Susanna Camusso si è soffermata sulle conseguenze della rivoluzione digitale, partendo dall’assunto che esse non sono uguali per tutti. “Mentre dentro le fabbriche si genera polarizzazione, nei servizi e nella distribuzione la distruzione di posti di lavoro è realtà, non c’è trasformazione. A guardare bene l’ora X per il cambiamento non esiste: siamo già dentro il processo è dobbiamo capire che anche la frontiera più avanzata delle tecnologie produce del vecchio sfruttamento”.
Amazon è esemplare da questo punto di vista: tutti siamo convinti che sia un’azienda geniale, ma dietro ci sono grandi catene di montaggio nei capannoni. “Amazon sarà pure il futuro davanti a noi - ha precisato Camusso -, resta il fatto che solo da poco siamo riusciti a convincerli della necessità di un contratto serio per i dipendenti”. Sul tema del cambiamento tecnologico serve quindi una politica in anticipo o di programmazione, non si può lasciar fare alle multinazionali e poi raccogliere i cocci, perché questi sono fenomeni che, se non governati, portano alla polarizzazione e alle discriminazioni, da combattere con la formazione permanente.
Domenico De Masi, docente a “La Sapienza” di Roma, ha analizzato la società moderna che in 200 anni ha prodotto fattori evolutivi straordinari che ne hanno totalmente sovvertito la natura, migliorandola. “È diventata sempre più importante la produzione di beni immateriali, con conseguente travaso dall’industria al terziario. Io, però, non la chiamo quarta rivoluzione industriale. È una cosa completamente diversa. Nel passaggio dalla società industriale a quella post, si è capito che si guadagna di più producendo idee al posto dei beni materiali e le fabbriche adibite a questo sono i laboratori e le università. È cambiato anche il peso dei ruoli all’interno delle industrie stesse; se prima la stragrande maggioranza erano operai oggi in Italia le percentuali sono 33% operai, 33% impiegati, 33% creativi”.

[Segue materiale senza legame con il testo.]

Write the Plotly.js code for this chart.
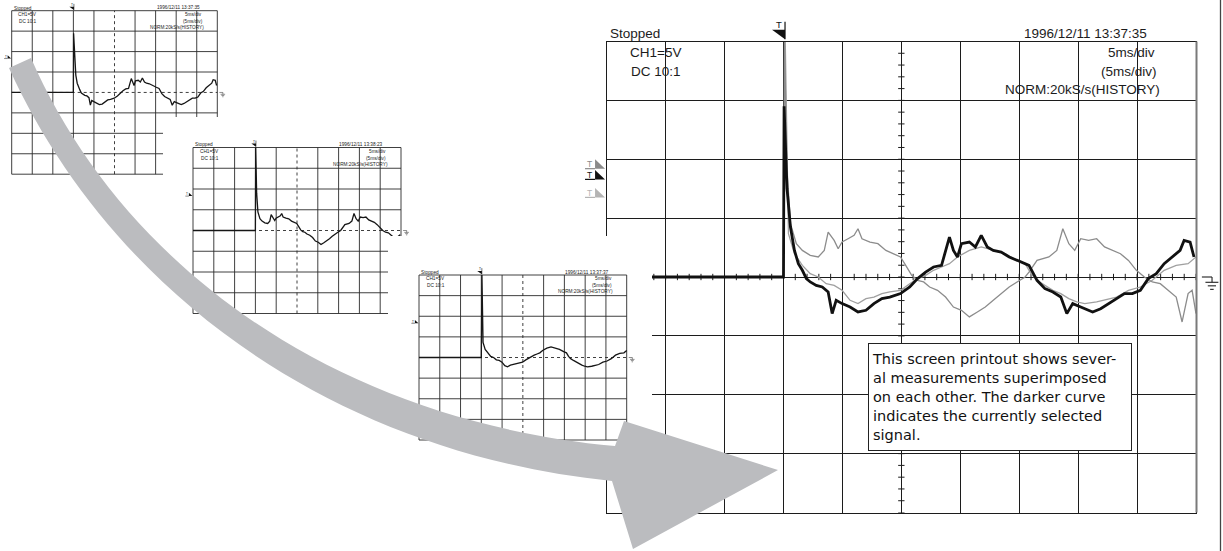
<!DOCTYPE html>
<html><head><meta charset="utf-8">
<script src="https://cdn.plot.ly/plotly-3.0.1.min.js"></script>
<style>html,body{margin:0;padding:0;background:#fff;}#chart{width:1223px;height:551px;}</style>
</head><body><div id="chart"></div>
<script>
// ---------------- data (time in ms, voltage in V; 5 ms/div, 5 V/div) ----------------
const timeBlack = [0,15.0,15.05,15.3,15.59,15.93,16.26,16.60,16.94,17.27,17.78,18.29,18.79,19.13,19.47,19.97,20.65,21.32,22.0,22.67,23.35,24.02,24.93,25.71,26.38,27.06,27.73,28.41,29.08,29.42,29.76,30.10,30.77,31.28,31.78,32.29,32.80,33.47,34.15,35.16,35.83,36.51,37.18,37.86,38.53,39.04,39.54,40.22,41.23,41.91,42.58,43.26,43.93,44.60,45.28,45.95,46.63,47.30,47.98,48.65,48.99,49.50,49.83];
const voltBlack = [0,0,14.5,7.5,4.24,2.26,1.13,0.57,-0.14,-0.42,-0.71,-0.85,-1.27,-3.11,-1.98,-2.26,-2.55,-2.97,-2.83,-2.26,-1.84,-1.70,-1.41,-0.85,-0.14,0.42,0.85,0.99,3.39,2.26,1.70,2.83,2.97,2.55,3.54,2.55,2.26,2.12,1.70,1.27,0.99,-0.28,-0.99,-1.27,-1.70,-3.11,-2.26,-2.55,-2.97,-2.69,-2.26,-1.84,-1.41,-1.41,-1.13,-0.14,0.28,1.13,1.70,2.26,3.11,2.97,1.70];
const timeGrayA = [0,15.0,15.08,15.3,15.6,16.09,16.60,17.27,17.95,18.46,18.79,19.30,19.64,19.97,20.48,20.99,21.32,21.66,22.34,23.01,23.69,24.36,24.93,25.37,25.88,26.38,26.89,27.40,28.07,28.75,29.42,30.10,30.77,31.45,32.12,32.80,33.47,34.15,34.82,35.50,35.83,36.51,37.52,38.19,38.70,39.21,39.71,40.22,40.89,41.57,42.24,42.92,43.59,44.27,44.94,45.62,46.29,46.97,47.64,48.32,48.82,49.33,49.67,50.0];
const voltGrayA = [0,0,20,9,4.5,2.83,2.26,1.84,1.70,2.26,3.82,3.11,2.40,2.97,3.25,3.54,4.10,3.25,2.97,2.83,2.26,1.98,1.70,0.99,0.14,-0.28,-0.42,-0.85,-1.13,-1.70,-2.55,-2.83,-3.39,-2.97,-2.55,-1.98,-1.41,-0.85,-0.42,0,0.42,1.41,1.70,2.26,4.10,2.83,2.26,3.25,3.11,3.25,2.55,2.26,1.98,1.41,0.57,0,-0.42,-0.57,-1.13,-1.70,-3.82,-1.41,-1.13,-3.11];
const timeGrayB = [0,15.0,15.15,15.42,15.93,16.60,17.27,17.95,18.62,19.30,19.97,20.65,21.32,22.0,22.67,23.35,24.02,24.93,25.71,26.38,27.06,27.73,28.41,29.08,29.76,30.77,31.78,32.80,33.81,34.82,35.50,36.0,36.51,37.18,37.86,38.53,39.21,39.88,40.56,41.57,42.58,43.26,44.27,45.28,46.29,47.30,48.32,49.33,50.0];
const voltGrayB = [0,0,20,3.68,1.98,0.99,0.28,0,-0.57,-0.71,-1.13,-1.98,-2.26,-1.84,-1.70,-1.41,-1.27,-1.13,-0.57,-0.14,0.14,0.57,0.85,1.13,1.70,2.26,2.55,2.26,1.98,1.41,1.13,0.28,-0.28,-0.71,-1.13,-1.41,-1.84,-2.12,-2.26,-2.12,-1.84,-1.70,-1.13,-0.85,-0.28,0.57,0.99,1.13,1.70];

const statusLabel = 'Stopped';
const channelLabels = ['CH1=5V', 'DC 10:1'];
const timebaseLabels = ['5ms/div', '(5ms/div)', 'NORM:20kS/s(HISTORY)'];
const timestamps = ['1996/12/11 13:37:35', '1996/12/11 13:38:23', '1996/12/11 13:37:37'];
const noteText = 'This screen printout shows sever-<br>al measurements superimposed<br>on each other. The darker curve<br>indicates the currently selected<br>signal.';

// ---------------- geometry ----------------
const W = 1223, H = 551;
const BIG = {gx0:606.7, gx1:1196, gy0:41.5, gy1:512.5};
const SMALL = [
  {id:'2', gx0:11.7, gx1:217.3, gy0:10.7, gy1:174.2, bx0:0,   bx1:228, by0:0,   by1:188, series:0, stamp:timestamps[0]},
  {id:'3', gx0:193,  gx1:401,   gy0:147.5,gy1:313.5, bx0:163, bx1:416, by0:117, by1:330, series:1, stamp:timestamps[1]},
  {id:'4', gx0:419,  gx1:626.7, gy0:275,  gy1:440,   bx0:388, bx1:652, by0:236, by1:462, series:2, stamp:timestamps[2]}
];
const seriesT = [timeBlack, timeGrayA, timeGrayB];
const seriesV = [voltBlack, voltGrayA, voltGrayB];

const pX = p => p / W, pY = p => 1 - p / H;
const bigX = t => BIG.gx0 + t / 50 * (BIG.gx1 - BIG.gx0);
const bigY = v => BIG.gy0 + (20 - v) / 40 * (BIG.gy1 - BIG.gy0);

const FONT = 'Liberation Sans, Arial, Helvetica, sans-serif';
const INK = '#1c1c1c';
const traces = [], shapes = [], annotations = [];
const layout = {
  width: W, height: H, margin: {l:0, r:0, t:0, b:0},
  paper_bgcolor: '#ffffff', plot_bgcolor: '#ffffff', showlegend: false,
  xaxis: {domain:[pX(BIG.gx0), pX(BIG.gx1)], range:[0,50], tick0:0, dtick:5, showgrid:true, gridcolor:INK, gridwidth:1,
          zeroline:false, showline:true, mirror:true, linecolor:INK, linewidth:1, ticks:'', showticklabels:false, fixedrange:true},
  yaxis: {domain:[pY(BIG.gy1), pY(BIG.gy0)], range:[-20,20], tick0:0, dtick:5, showgrid:true, gridcolor:INK, gridwidth:1,
          zeroline:false, showline:true, mirror:true, linecolor:INK, linewidth:1, ticks:'', showticklabels:false, fixedrange:true}
};

const bigRef = {xref:'paper', yref:'paper', X:t => pX(bigX(t)), Y:v => pY(bigY(v)), k:1, layer:'above'};
function smallRef(s){
  return {xref:'x'+s.id, yref:'y'+s.id, X:t => t, Y:v => v, k:(s.gx1 - s.gx0) / (BIG.gx1 - BIG.gx0), layer:'below'};
}
function line(ref, t0, v0, t1, v1, color, width, dash){
  shapes.push({type:'line', xref:ref.xref, yref:ref.yref, x0:ref.X(t0), y0:ref.Y(v0), x1:ref.X(t1), y1:ref.Y(v1),
    line:{color:color, width:width, dash:dash || 'solid'}, layer:ref.layer});
}
function poly(ref, pts, fill){
  const d = pts.map((p, i) => (i ? 'L' : 'M') + ref.X(p[0]) + ',' + ref.Y(p[1])).join(' ') + ' Z';
  shapes.push({type:'path', xref:ref.xref, yref:ref.yref, path:d, fillcolor:fill, line:{width:0}, layer:ref.layer});
}
function text(ref, t, v, str, size, xa, color, fam){
  annotations.push({x:ref.X(t), y:ref.Y(v), xref:ref.xref, yref:ref.yref, text:str, showarrow:false,
    xanchor:xa, yanchor:'middle', borderpad:0, font:{family:fam || FONT, size:size, color:color || INK}});
}
function scopeTexts(ref, stamp){
  const fs = 13.5 * ref.k;
  text(ref, 0.2, 20.65, statusLabel, fs, 'left');
  text(ref, 45.95, 20.7, stamp, fs, 'right');
  text(ref, 6.4, 19.1, channelLabels[0], fs, 'right');
  text(ref, 6.4, 17.45, channelLabels[1], fs, 'right');
  text(ref, 46.6, 19.05, timebaseLabels[0], fs, 'right');
  text(ref, 46.75, 17.45, timebaseLabels[1], fs, 'right');
  text(ref, 47.05, 15.9, timebaseLabels[2], fs, 'right');
}
function triggerMark(ref){
  poly(ref, [[14.03,20.99],[15.13,20.99],[15.13,20.2]], '#111');
  line(ref, 15.13, 20.2, 15.13, 21.67, '#111', Math.max(0.6, 1.2*ref.k));
  text(ref, 14.58, 21.42, 'T', 9.5*ref.k, 'center', '#111');
}
function levelMark(ref, dv, color){
  poly(ref, [[-0.99,9.08+dv],[-0.99,8.29+dv],[-0.14,8.29+dv]], color);
  line(ref, -1.84, 8.29+dv, -0.99, 8.29+dv, color, Math.max(0.5, 1.2*ref.k));
  text(ref, -1.42, 8.7+dv, 'T', 8.5*ref.k, 'center', color);
}
function groundMark(ref){
  const w = Math.max(0.5, 1.1*ref.k);
  line(ref, 50.5, 0, 51.36, 0, '#222', w);
  line(ref, 51.36, 0, 51.36, -0.45, '#222', w);
  line(ref, 50.8, -0.45, 51.9, -0.45, '#222', w);
  line(ref, 51.0, -0.75, 51.7, -0.75, '#222', w);
  line(ref, 51.2, -1.05, 51.5, -1.05, '#222', w);
}

// ---------------- big scope ----------------
traces.push({x:timeGrayB, y:voltGrayB, xaxis:'x', yaxis:'y', mode:'lines', line:{color:'#a0a0a0', width:1.3}, hoverinfo:'skip'});
traces.push({x:timeGrayA, y:voltGrayA, xaxis:'x', yaxis:'y', mode:'lines', line:{color:'#8c8c8c', width:1.3}, hoverinfo:'skip'});
traces.push({x:timeBlack, y:voltBlack, xaxis:'x', yaxis:'y', mode:'lines', line:{color:'#111111', width:2.8}, hoverinfo:'skip'});
const axRef = {xref:'x', yref:'y', X:t => t, Y:v => v, layer:'below'};
for (let t = 0; t <= 50; t += 1) line(axRef, t, -0.27, t, 0.27, INK, 1);
for (let v = -20; v <= 20; v += 1) line(axRef, 24.73, v, 25.27, v, INK, 1);
scopeTexts(bigRef, timestamps[0]);
triggerMark(bigRef);
levelMark(bigRef, 0.91, '#8a8a8a');
levelMark(bigRef, 0, '#111');
levelMark(bigRef, -1.53, '#b4b4b4');
groundMark(bigRef);
shapes.push({type:'line', xref:'paper', yref:'paper', x0:pX(1220.5), x1:pX(1220.5), y0:0, y1:1, line:{color:'#444', width:1.3}, layer:'above'});
shapes.push({type:'line', xref:'paper', yref:'paper', x0:pX(1196.5), x1:pX(1196.5), y0:pY(BIG.gy0), y1:pY(BIG.gy1), line:{color:'#7a7a7a', width:2}, layer:'above'});

// ---------------- small scopes ----------------
SMALL.forEach(s => {
  const mppX = 50 / (s.gx1 - s.gx0), mppY = 40 / (s.gy1 - s.gy0);
  layout['xaxis'+s.id] = {domain:[pX(s.bx0), pX(s.bx1)], range:[-(s.gx0 - s.bx0)*mppX, 50 + (s.bx1 - s.gx1)*mppX],
    anchor:'y'+s.id, visible:false, fixedrange:true};
  layout['yaxis'+s.id] = {domain:[pY(s.by1), pY(s.by0)], range:[-20 - (s.by1 - s.gy1)*mppY, 20 + (s.gy0 - s.by0)*mppY],
    anchor:'x'+s.id, visible:false, fixedrange:true};
  const ref = smallRef(s);
  for (let t = 0; t <= 50; t += 5) line(ref, t, -20, t, 20, '#2a2a2a', 0.9, t === 25 ? 'dot' : 'solid');
  for (let v = -20; v <= 20; v += 5) line(ref, 0, v, 50, v, '#2a2a2a', 0.9, v === 0 ? 'dot' : 'solid');
  traces.push({x:seriesT[s.series], y:seriesV[s.series], xaxis:'x'+s.id, yaxis:'y'+s.id, mode:'lines',
    line:{color:'#161616', width:1.3}, hoverinfo:'skip'});
  scopeTexts(ref, s.stamp);
  triggerMark(ref);
  levelMark(ref, 0, '#111');
  groundMark(ref);
});

// ---------------- note box ----------------
annotations.push({x:pX(1000), y:pY(397), xref:'paper', yref:'paper', text:noteText, showarrow:false, align:'left',
  xanchor:'center', yanchor:'middle', width:256, height:100, bgcolor:'#ffffff', bordercolor:'#222', borderwidth:1, borderpad:3,
  font:{family:'DejaVu Sans, Verdana, sans-serif', size:14.5, color:'#111'}});

// ---------------- curved arrow (decoration) ----------------
const P = (x, y) => pX(x) + ',' + pY(y);
shapes.push({type:'path', xref:'paper', yref:'paper', layer:'above', fillcolor:'#bbbcbf', line:{width:0},
  path:'M' + P(9,68) + ' C' + P(110,290) + ' ' + P(330,452) + ' ' + P(612,481) +
       ' L' + P(633,549) + ' L' + P(778,470) + ' L' + P(624,421) + ' L' + P(615,446) +
       ' C' + P(330,420) + ' ' + P(120,262) + ' ' + P(31,58) + ' Z'});

layout.shapes = shapes;
layout.annotations = annotations;
Plotly.newPlot('chart', traces, layout, {staticPlot:true, displayModeBar:false});
</script></body></html>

Luca De Biase ha spiegato che i lavori del futuro apparterranno all’economia della conoscenza, all’economia dell’empatia e alla gig economy: “Tutti gli altri lavori continueranno ad esistere nella transazione, come se avessero i giorni contati”. Il giornalista si è detto d’accordo sulla necessità, espressa da Camusso, di contrattare con l’algoritmo della piattaforme di gig economy, anche visto che il 30% del milione di quei lavoratori non ha letto il contratto con il quale sono stati assunti.